_Collected data_:
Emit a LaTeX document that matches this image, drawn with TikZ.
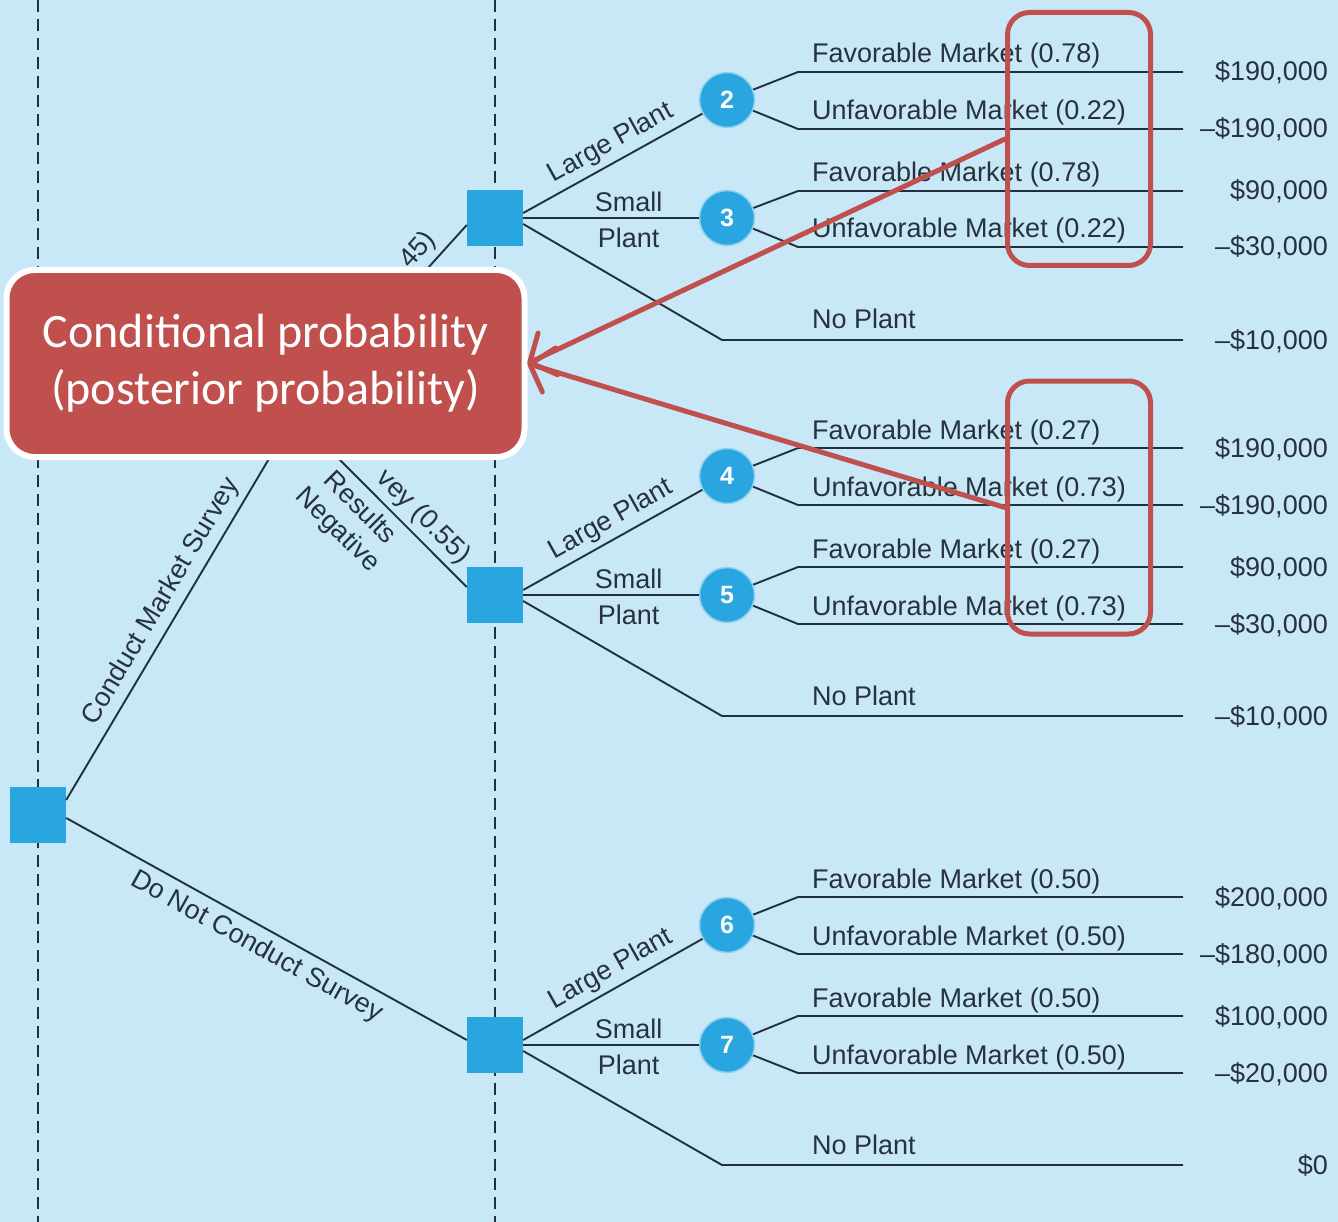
\documentclass[tikz,border=0pt]{standalone}
\usepackage{fontspec}
\setmainfont{Liberation Sans}
\newfontfamily\callfont{Carlito}
\usetikzlibrary{arrows.meta,calc,shadows}
\definecolor{bgc}{HTML}{C8E8F8}
\definecolor{sqc}{HTML}{29A6DF}
\definecolor{linec}{HTML}{22303C}
\definecolor{txtc}{HTML}{27323D}
\definecolor{redc}{HTML}{C0504D}
\definecolor{haloc}{HTML}{8FD0F0}

\newcommand\chance[8]{%
  \node[chn] (c#1) at (727,#2) {#1};
  \coordinate (c#1a) at (798,#3);
  \coordinate (c#1ae) at (1183,#3);
  \coordinate (c#1b) at (798,#4);
  \coordinate (c#1be) at (1183,#4);
  \draw[tree] (c#1) -- (c#1a) -- (c#1ae);
  \draw[tree] (c#1) -- (c#1b) -- (c#1be);
  \node[mkt] (c#1la) at (812,#3-9) {#5};
  \node[mkt] (c#1lb) at (812,#4-9) {#6};
  \node[pay] (c#1pa) at (1328,#3+9) {#7};
  \node[pay] (c#1pb) at (1328,#4+9) {#8};
}

\begin{document}
\begin{tikzpicture}[x=1pt,y=-1pt,
  tree/.style={draw=linec,line width=1.9pt},
  vdash/.style={draw=linec,line width=1.8pt,dash pattern=on 12pt off 7pt},
  lbl/.style={font=\fontsize{27}{31}\selectfont,text=txtc,inner sep=0pt},
  mkt/.style={lbl,anchor=base west},
  pay/.style={lbl,anchor=base east},
  dsq/.style={fill=sqc,minimum size=56pt,inner sep=0pt},
  chn/.style={circle,fill=sqc,draw=haloc,line width=1.5pt,minimum size=55pt,inner sep=0pt,text=white,font=\bfseries\fontsize{25}{25}\selectfont},
  callout/.style={fill=redc,draw=white,line width=6pt,rounded corners=28pt,minimum width=518pt,minimum height=187pt,text=white,align=center,font=\callfont\fontsize{48}{57}\selectfont,drop shadow={shadow xshift=1pt,shadow yshift=-2pt,opacity=0.3}},
  redbox/.style={draw=redc,line width=5pt,rounded corners=22pt,minimum width=143pt,minimum height=253pt,inner sep=0pt},
  redarr/.style={draw=redc,line width=5pt,line cap=round,-{Straight Barb[length=20pt,width=46pt,round]}}
]
\fill[bgc] (0,0) rectangle (1338,1222);
\useasboundingbox (0,0) rectangle (1338,1222);

% dashed stage lines
\coordinate (d1t) at (38,0);  \coordinate (d1b) at (38,1222);
\coordinate (d2t) at (495,0); \coordinate (d2b) at (495,1222);
\draw[vdash] (d1t) -- (d1b);
\draw[vdash] (d2t) -- (d2b);

% decision nodes
\node[dsq] (R) at (38,815) {};
\node[dsq] (S1) at (495,218) {};
\node[dsq] (S2) at (495,595) {};
\node[dsq] (S3) at (495,1045) {};
\coordinate (N1) at (295,415);

% chance nodes with outcomes
\chance{2}{100}{72}{129}{Favorable Market (0.78)}{Unfavorable Market (0.22)}{\$190,000}{\textendash\$190,000}
\chance{3}{218}{191}{247}{Favorable Market (0.78)}{Unfavorable Market (0.22)}{\$90,000}{\textendash\$30,000}
\chance{4}{476}{448}{505}{Favorable Market (0.27)}{Unfavorable Market (0.73)}{\$190,000}{\textendash\$190,000}
\chance{5}{595}{567}{624}{Favorable Market (0.27)}{Unfavorable Market (0.73)}{\$90,000}{\textendash\$30,000}
\chance{6}{925}{897}{954}{Favorable Market (0.50)}{Unfavorable Market (0.50)}{\$200,000}{\textendash\$180,000}
\chance{7}{1045}{1016}{1073}{Favorable Market (0.50)}{Unfavorable Market (0.50)}{\$100,000}{\textendash\$20,000}

% root branches
\draw[tree] ([yshift=15pt]R.east) -- node[lbl,sloped,above=6pt,pos=0.49]{Conduct Market Survey} (N1);
\draw[tree] ([yshift=-3pt]R.east) -- node[lbl,sloped,below=7pt,pos=0.5]{Do Not Conduct Survey} ([yshift=5pt]S3.west);

% survey result branches (partly hidden by the callout)
\draw[tree] (N1) -- node[lbl,sloped,above=5pt,pos=0.88,anchor=south east]{45)} ([yshift=-7pt]S1.west);
\draw[tree] (N1) -- node[lbl,sloped,above=5pt,pos=0.92,anchor=south east]{vey (0.55)}
  node[lbl,sloped,below=7pt,pos=0.46,align=center]{Results\\Negative} ([yshift=8pt]S2.west);

% plant decisions
\draw[tree] ([yshift=5pt]S1.east) -- node[lbl,sloped,above=5pt,pos=0.54]{Large Plant} (c2);
\draw[tree] (S1.east) -- node[lbl,pos=0.6,above=5pt]{Small} node[lbl,pos=0.6,below=9pt]{Plant} (c3);
\coordinate (n1c) at (722,340); \coordinate (n1e) at (1183,340);
\draw[tree] ([yshift=-6pt]S1.east) -- (n1c) -- (n1e);
\node[mkt] (n1l) at (812,329) {No Plant};
\node[pay] (n1p) at (1328,349) {\textendash\$10,000};

\draw[tree] ([yshift=5pt]S2.east) -- node[lbl,sloped,above=5pt,pos=0.54]{Large Plant} (c4);
\draw[tree] (S2.east) -- node[lbl,pos=0.6,above=5pt]{Small} node[lbl,pos=0.6,below=9pt]{Plant} (c5);
\coordinate (n2c) at (722,716); \coordinate (n2e) at (1183,716);
\draw[tree] ([yshift=-6pt]S2.east) -- (n2c) -- (n2e);
\node[mkt] (n2l) at (812,705) {No Plant};
\node[pay] (n2p) at (1328,725) {\textendash\$10,000};

\draw[tree] ([yshift=5pt]S3.east) -- node[lbl,sloped,above=5pt,pos=0.54]{Large Plant} (c6);
\draw[tree] (S3.east) -- node[lbl,pos=0.6,above=5pt]{Small} node[lbl,pos=0.6,below=9pt]{Plant} (c7);
\coordinate (n3c) at (722,1165); \coordinate (n3e) at (1183,1165);
\draw[tree] ([yshift=-6pt]S3.east) -- (n3c) -- (n3e);
\node[mkt] (n3l) at (812,1154) {No Plant};
\node[pay] (n3p) at (1328,1174) {\$0};

% annotation
\node[callout] (call) at (265.5,363.5) {Conditional probability\\(posterior probability)};
\node[redbox] (rb1) at (1079,139) {};
\node[redbox] (rb2) at (1079,507.5) {};
\draw[redarr] (rb1.west) -- (call.east);
\draw[redarr] (rb2.west) -- (call.east);
\end{tikzpicture}
\end{document}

_What is required_:
Return the whole listing, word for word, and leave out every picture.

_Problem solution_:
Emit a LaTeX document that matches this image, drawn with TikZ.
\documentclass[tikz,border=0pt]{standalone}
\usepackage{fontspec}
\setmainfont{Liberation Sans}
\newfontfamily\callfont{Carlito}
\usetikzlibrary{arrows.meta,calc,shadows}
\definecolor{bgc}{HTML}{C8E8F8}
\definecolor{sqc}{HTML}{29A6DF}
\definecolor{linec}{HTML}{22303C}
\definecolor{txtc}{HTML}{27323D}
\definecolor{redc}{HTML}{C0504D}
\definecolor{haloc}{HTML}{8FD0F0}

\newcommand\chance[8]{%
  \node[chn] (c#1) at (727,#2) {#1};
  \coordinate (c#1a) at (798,#3);
  \coordinate (c#1ae) at (1183,#3);
  \coordinate (c#1b) at (798,#4);
  \coordinate (c#1be) at (1183,#4);
  \draw[tree] (c#1) -- (c#1a) -- (c#1ae);
  \draw[tree] (c#1) -- (c#1b) -- (c#1be);
  \node[mkt] (c#1la) at (812,#3-9) {#5};
  \node[mkt] (c#1lb) at (812,#4-9) {#6};
  \node[pay] (c#1pa) at (1328,#3+9) {#7};
  \node[pay] (c#1pb) at (1328,#4+9) {#8};
}

\begin{document}
\begin{tikzpicture}[x=1pt,y=-1pt,
  tree/.style={draw=linec,line width=1.9pt},
  vdash/.style={draw=linec,line width=1.8pt,dash pattern=on 12pt off 7pt},
  lbl/.style={font=\fontsize{27}{31}\selectfont,text=txtc,inner sep=0pt},
  mkt/.style={lbl,anchor=base west},
  pay/.style={lbl,anchor=base east},
  dsq/.style={fill=sqc,minimum size=56pt,inner sep=0pt},
  chn/.style={circle,fill=sqc,draw=haloc,line width=1.5pt,minimum size=55pt,inner sep=0pt,text=white,font=\bfseries\fontsize{25}{25}\selectfont},
  callout/.style={fill=redc,draw=white,line width=6pt,rounded corners=28pt,minimum width=518pt,minimum height=187pt,text=white,align=center,font=\callfont\fontsize{48}{57}\selectfont,drop shadow={shadow xshift=1pt,shadow yshift=-2pt,opacity=0.3}},
  redbox/.style={draw=redc,line width=5pt,rounded corners=22pt,minimum width=143pt,minimum height=253pt,inner sep=0pt},
  redarr/.style={draw=redc,line width=5pt,line cap=round,-{Straight Barb[length=20pt,width=46pt,round]}}
]
\fill[bgc] (0,0) rectangle (1338,1222);
\useasboundingbox (0,0) rectangle (1338,1222);

% dashed stage lines
\coordinate (d1t) at (38,0);  \coordinate (d1b) at (38,1222);
\coordinate (d2t) at (495,0); \coordinate (d2b) at (495,1222);
\draw[vdash] (d1t) -- (d1b);
\draw[vdash] (d2t) -- (d2b);

% decision nodes
\node[dsq] (R) at (38,815) {};
\node[dsq] (S1) at (495,218) {};
\node[dsq] (S2) at (495,595) {};
\node[dsq] (S3) at (495,1045) {};
\coordinate (N1) at (295,415);

% chance nodes with outcomes
\chance{2}{100}{72}{129}{Favorable Market (0.78)}{Unfavorable Market (0.22)}{\$190,000}{\textendash\$190,000}
\chance{3}{218}{191}{247}{Favorable Market (0.78)}{Unfavorable Market (0.22)}{\$90,000}{\textendash\$30,000}
\chance{4}{476}{448}{505}{Favorable Market (0.27)}{Unfavorable Market (0.73)}{\$190,000}{\textendash\$190,000}
\chance{5}{595}{567}{624}{Favorable Market (0.27)}{Unfavorable Market (0.73)}{\$90,000}{\textendash\$30,000}
\chance{6}{925}{897}{954}{Favorable Market (0.50)}{Unfavorable Market (0.50)}{\$200,000}{\textendash\$180,000}
\chance{7}{1045}{1016}{1073}{Favorable Market (0.50)}{Unfavorable Market (0.50)}{\$100,000}{\textendash\$20,000}

% root branches
\draw[tree] ([yshift=15pt]R.east) -- node[lbl,sloped,above=6pt,pos=0.49]{Conduct Market Survey} (N1);
\draw[tree] ([yshift=-3pt]R.east) -- node[lbl,sloped,below=7pt,pos=0.5]{Do Not Conduct Survey} ([yshift=5pt]S3.west);

% survey result branches (partly hidden by the callout)
\draw[tree] (N1) -- node[lbl,sloped,above=5pt,pos=0.88,anchor=south east]{45)} ([yshift=-7pt]S1.west);
\draw[tree] (N1) -- node[lbl,sloped,above=5pt,pos=0.92,anchor=south east]{vey (0.55)}
  node[lbl,sloped,below=7pt,pos=0.46,align=center]{Results\\Negative} ([yshift=8pt]S2.west);

% plant decisions
\draw[tree] ([yshift=5pt]S1.east) -- node[lbl,sloped,above=5pt,pos=0.54]{Large Plant} (c2);
\draw[tree] (S1.east) -- node[lbl,pos=0.6,above=5pt]{Small} node[lbl,pos=0.6,below=9pt]{Plant} (c3);
\coordinate (n1c) at (722,340); \coordinate (n1e) at (1183,340);
\draw[tree] ([yshift=-6pt]S1.east) -- (n1c) -- (n1e);
\node[mkt] (n1l) at (812,329) {No Plant};
\node[pay] (n1p) at (1328,349) {\textendash\$10,000};

\draw[tree] ([yshift=5pt]S2.east) -- node[lbl,sloped,above=5pt,pos=0.54]{Large Plant} (c4);
\draw[tree] (S2.east) -- node[lbl,pos=0.6,above=5pt]{Small} node[lbl,pos=0.6,below=9pt]{Plant} (c5);
\coordinate (n2c) at (722,716); \coordinate (n2e) at (1183,716);
\draw[tree] ([yshift=-6pt]S2.east) -- (n2c) -- (n2e);
\node[mkt] (n2l) at (812,705) {No Plant};
\node[pay] (n2p) at (1328,725) {\textendash\$10,000};

\draw[tree] ([yshift=5pt]S3.east) -- node[lbl,sloped,above=5pt,pos=0.54]{Large Plant} (c6);
\draw[tree] (S3.east) -- node[lbl,pos=0.6,above=5pt]{Small} node[lbl,pos=0.6,below=9pt]{Plant} (c7);
\coordinate (n3c) at (722,1165); \coordinate (n3e) at (1183,1165);
\draw[tree] ([yshift=-6pt]S3.east) -- (n3c) -- (n3e);
\node[mkt] (n3l) at (812,1154) {No Plant};
\node[pay] (n3p) at (1328,1174) {\$0};

% annotation
\node[callout] (call) at (265.5,363.5) {Conditional probability\\(posterior probability)};
\node[redbox] (rb1) at (1079,139) {};
\node[redbox] (rb2) at (1079,507.5) {};
\draw[redarr] (rb1.west) -- (call.east);
\draw[redarr] (rb2.west) -- (call.east);
\end{tikzpicture}
\end{document}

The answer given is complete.